Unlike the broadcaster’s behind-closed-doors experiments of Ultra HD transmission of three World Cup matches, screens in Glasgow will allow the public to watch some of the games in 4K.
The Commonwealth Games trials will also allow the BBC to introduce a 4K live IP production element for the first time, using a suite of technologies dubbed ‘IP Studio’.
BBC Research & Development, which is leading the trials, will produce a series of Ultra HD outside broadcasts and conduct a separate test taking the live multicamera feed from trackside to a viewing environment.
Just as with the World Cup trials, which begin on Saturday, there will be DTT and IP distribution of the 4K coverage, in conjunction with Arqiva and BT, to the BBC and partner sites in London and Salford.
“The concept is to introduce software and IP into the overall chain so it can be used alongside existing technology like DTT,” said BBC R&D controller Matthew Postgate.
“IP will enable us to be more flexible with services we already produce, and introduce new kinds in the longer term.”
This greater flexibility of infrastructure will enable the BBC to deliver “a 4K service to people around high-volume, concurrent events over DTT and, equally, 4K on-demand over IP,” he added.
The BBC’s experimental UHD shows will be produced from the opening ceremony on July 23 and from each day of events at The Hydro arena.
4K signals at frame rates of 55p from four Sony F55 cameras will be taken straight into specially configured PCs containing video processing cards for conversion into IP.

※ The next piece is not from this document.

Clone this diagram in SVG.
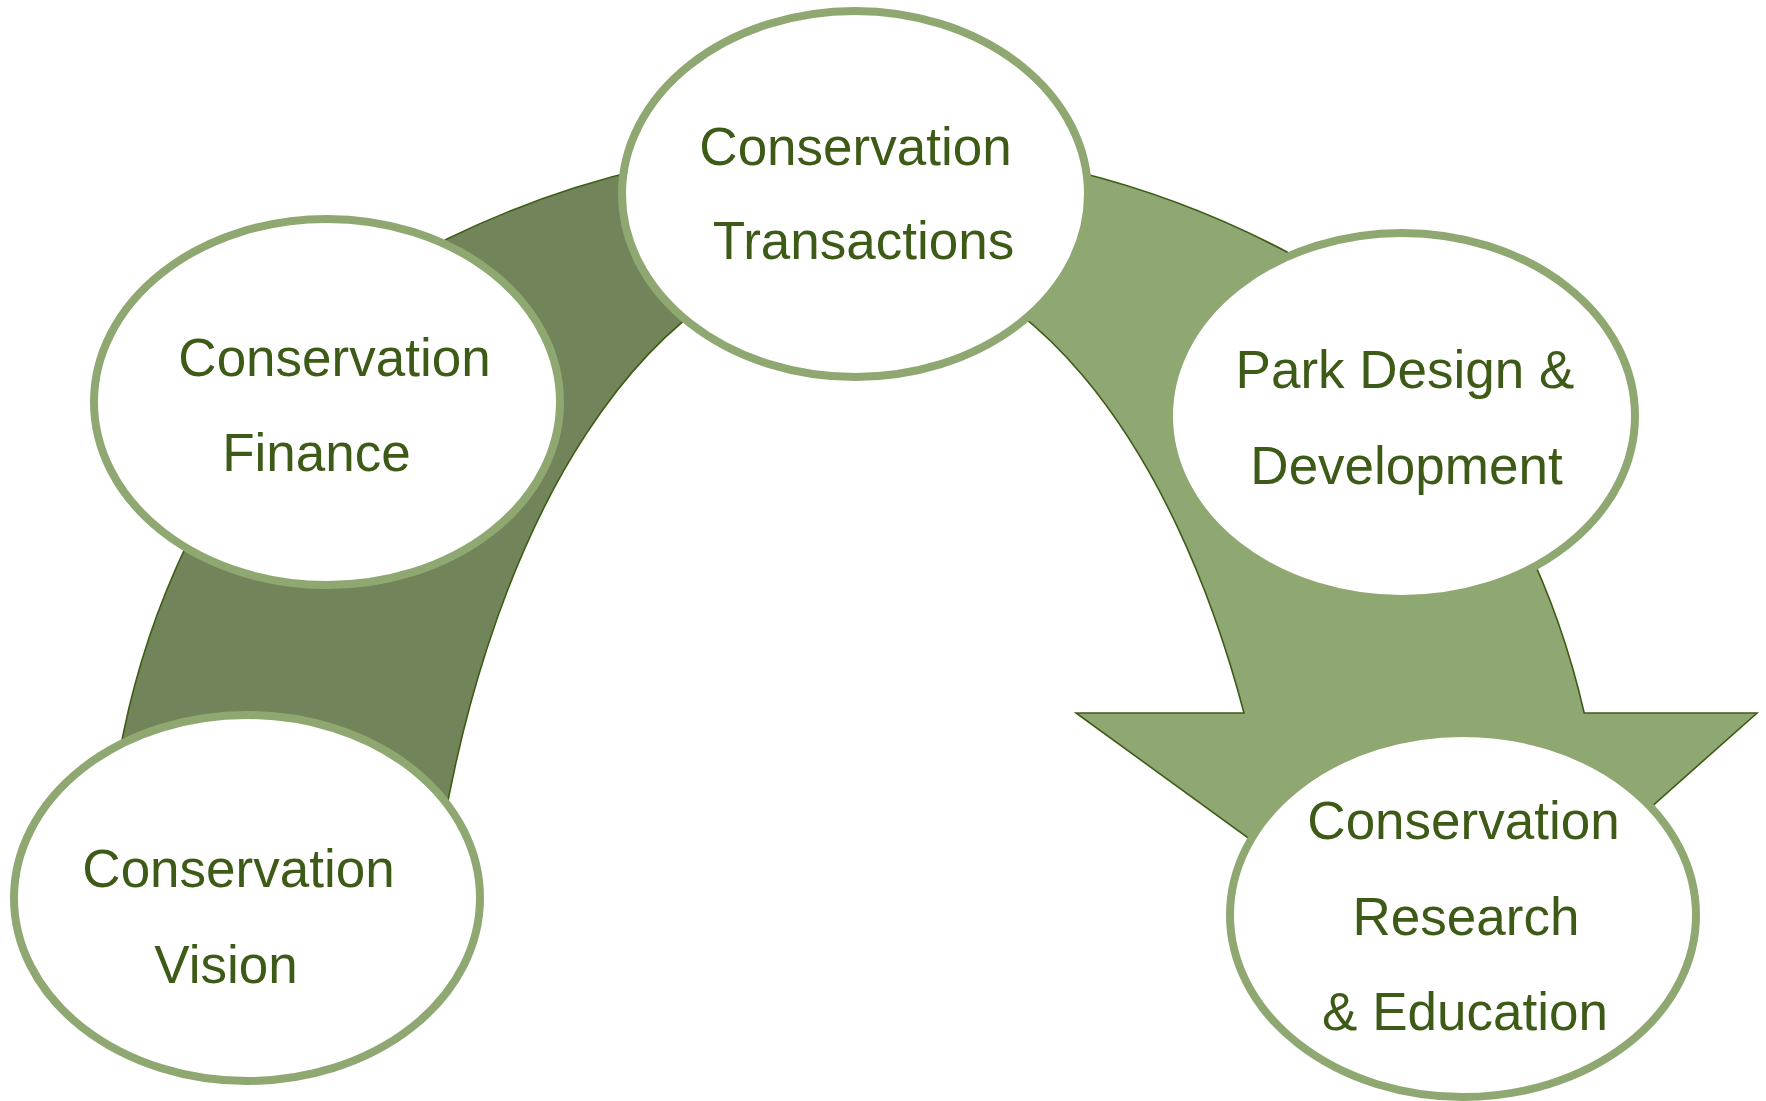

The data will then be fed over Virgin Media’s dark fibre network to an IP-operated production gallery built by the BBC at the Glasgow Science Centre.
Within the exhibition centre, members of the public will be invited to see the results encoded in H.264 and HEVC, the proposed compression format to the home.

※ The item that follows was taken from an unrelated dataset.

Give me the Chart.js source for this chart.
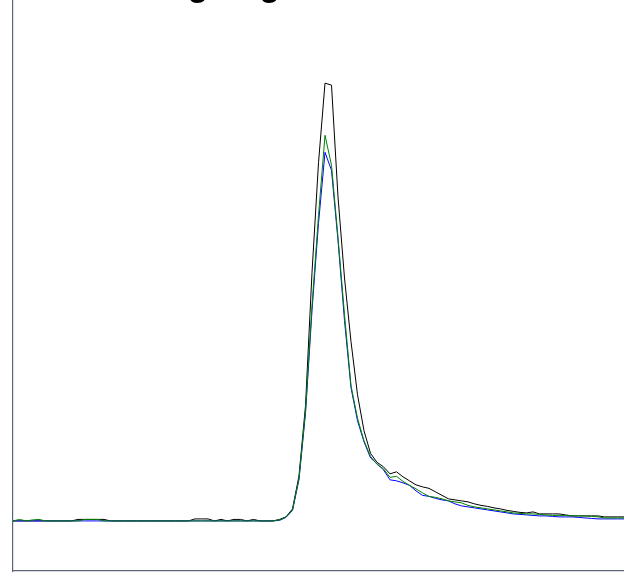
<!DOCTYPE html>
<html>
<head>
<meta charset="utf-8">
<script src="https://cdn.jsdelivr.net/npm/chart.js@4"></script>
<style>
	html, body { margin:0; padding:0; background:#fff; overflow:hidden; }
	#wrap { width:624px; height:574px; position:relative; }
</style>
</head>
<body>
<div id="wrap"><canvas id="grafica"></canvas></div>
<script>
	let titulo = "Log Log Plot";

	let muestras = [];
	for(var i = 0; i < 95; i++) muestras.push(i);

	let serieNegra = [
		0, 0, 0, 0, 0, 0, 0, 0, 0, 0,
		0.3, 0.3, 0.3, 0.3, 0.3, 0, 0, 0, 0, 0,
		0, 0, 0, 0, 0, 0, 0, 0, 0.4, 0.4,
		0.4, 0, 0.3, 0, 0.3, 0.3, 0, 0.3, 0, 0,
		0, 0.3, 0.8, 2.4, 9, 23, 49.6, 71.5, 87.4, 87,
		64.7, 48.5, 35.8, 25.2, 18, 13.5, 11.7, 10.8, 9.4, 9.8,
		8.8, 8, 7.2, 6.8, 6.5, 5.8, 5.1, 4.4, 4.2, 4,
		3.8, 3.4, 3.1, 2.9, 2.6, 2.4, 2.1, 1.9, 1.7, 1.6,
		1.8, 1.4, 1.4, 1.4, 1.4, 1.2, 1, 1, 1, 1,
		1, 0.8, 0.8, 0.8, 0.8
	];

	let serieVerde = [
		0, 0.3, 0, 0.2, 0.3, 0, 0, 0, 0, 0,
		0, 0.3, 0.3, 0.3, 0, 0, 0, 0, 0, 0,
		0, 0, 0, 0, 0, 0, 0, 0, 0, 0,
		0, 0, 0, 0, 0, 0, 0, 0, 0, 0,
		0, 0.2, 0.8, 2.2, 8.5, 22, 43, 61, 77, 71,
		56.6, 41.2, 27, 20.5, 16, 12.9, 11.3, 10.4, 8.7, 8.9,
		7.9, 7.1, 6.4, 5.6, 4.9, 4.7, 4.4, 4, 3.8, 3.6,
		3.1, 2.8, 2.6, 2.4, 2.2, 2, 1.8, 1.6, 1.5, 1.4,
		1.4, 1.3, 1.2, 1.1, 1.1, 1.1, 1, 1, 1, 0.9,
		0.8, 0.6, 0.6, 0.6, 0.6
	];

	let serieAzul = [
		0, 0, 0, 0, 0, 0, 0, 0, 0, 0,
		0, 0, 0, 0, 0, 0, 0, 0, 0, 0,
		0, 0, 0, 0, 0, 0, 0, 0, 0, 0,
		0, 0, 0, 0, 0, 0, 0, 0, 0, 0,
		0, 0.1, 0.7, 2.1, 8.3, 21.5, 42, 59.4, 73.6, 70,
		56, 40, 26.6, 20, 15.8, 12.6, 11.4, 10.2, 8.2, 8,
		7.6, 7.1, 6, 5.1, 4.9, 4.5, 4.2, 4, 3.4, 3,
		2.8, 2.6, 2.4, 2.2, 2, 1.8, 1.6, 1.4, 1.3, 1.2,
		1.1, 1, 1, 0.9, 0.8, 0.8, 0.8, 0.7, 0.6, 0.5,
		0.4, 0.4, 0.4, 0.4, 0.4
	];

	// titulo cortado arriba, solo se ven las colas de las "g"
	let pluginTitulo = {
		id: "tituloCortado",
		afterDraw: function(chart){
			let ctx = chart.ctx;
			ctx.save();
			ctx.font = "bold 34px 'Liberation Sans'";
			let wLo = ctx.measureText("Lo").width;
			let wG = ctx.measureText("g").width;
			ctx.fillStyle = "#000";
			ctx.textAlign = "left";
			ctx.textBaseline = "alphabetic";
			ctx.fillText(titulo, 198 - wLo - wG / 2, -4);
			ctx.restore();
		}
	};

	getGraphic();

	function getGraphic(){
		new Chart(document.getElementById("grafica"), {
			type: "line",
			data: {
				labels: muestras,
				datasets: [
					{ label: "verde", data: serieVerde, borderColor: "#008000", borderWidth: 1 },
					{ label: "azul", data: serieAzul, borderColor: "#0000ff", borderWidth: 1 },
					{ label: "negra", data: serieNegra, borderColor: "#000000", borderWidth: 1 }
				]
			},
			options: {
				responsive: true,
				maintainAspectRatio: false,
				animation: false,
				layout: { padding: { left: 13, right: 0, top: 0, bottom: 3 } },
				elements: {
					line: { tension: 0, fill: false },
					point: { radius: 0, hoverRadius: 0 }
				},
				plugins: {
					legend: { display: false },
					tooltip: { enabled: false },
					title: { display: false }
				},
				scales: {
					x: {
						type: "category",
						offset: false,
						grid: { display: false, drawTicks: false },
						ticks: { display: false, padding: 0 },
						border: { display: true, color: "#5c6674", width: 1.2 }
					},
					y: {
						min: -10,
						max: 104,
						grid: { display: false, drawTicks: false },
						ticks: { display: false, padding: 0 },
						border: { display: true, color: "#5c6674", width: 1.2 }
					}
				}
			},
			plugins: [ pluginTitulo ]
		});
	}
</script>
</body>
</html>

A sound mixer and commentator for the output will be based in London so that production collaboration over IP can be tested across several different locations.
“One of the benefits of live IP over a national network is that production teams could be distributed differently,” said principal technician on the project Phil Tudor.
“IP changes our capacity for tackling an event and means we can produce more content, more economically.”
To facilitate the multi-site workflow, data will be transported from Glasgow to BBC R&D in London and to a second gallery at MediaCityUK over the Joint Academic Network at 100Gb/s. “This is not a complete system,” stressed Tudor.
“It is research designed to feed into the BBC’s future broadcast strategy and standardisation efforts [of video over IP being made by the European Broadcasting Union and others]. You need these sorts of live field trials to prove whether ideas work.”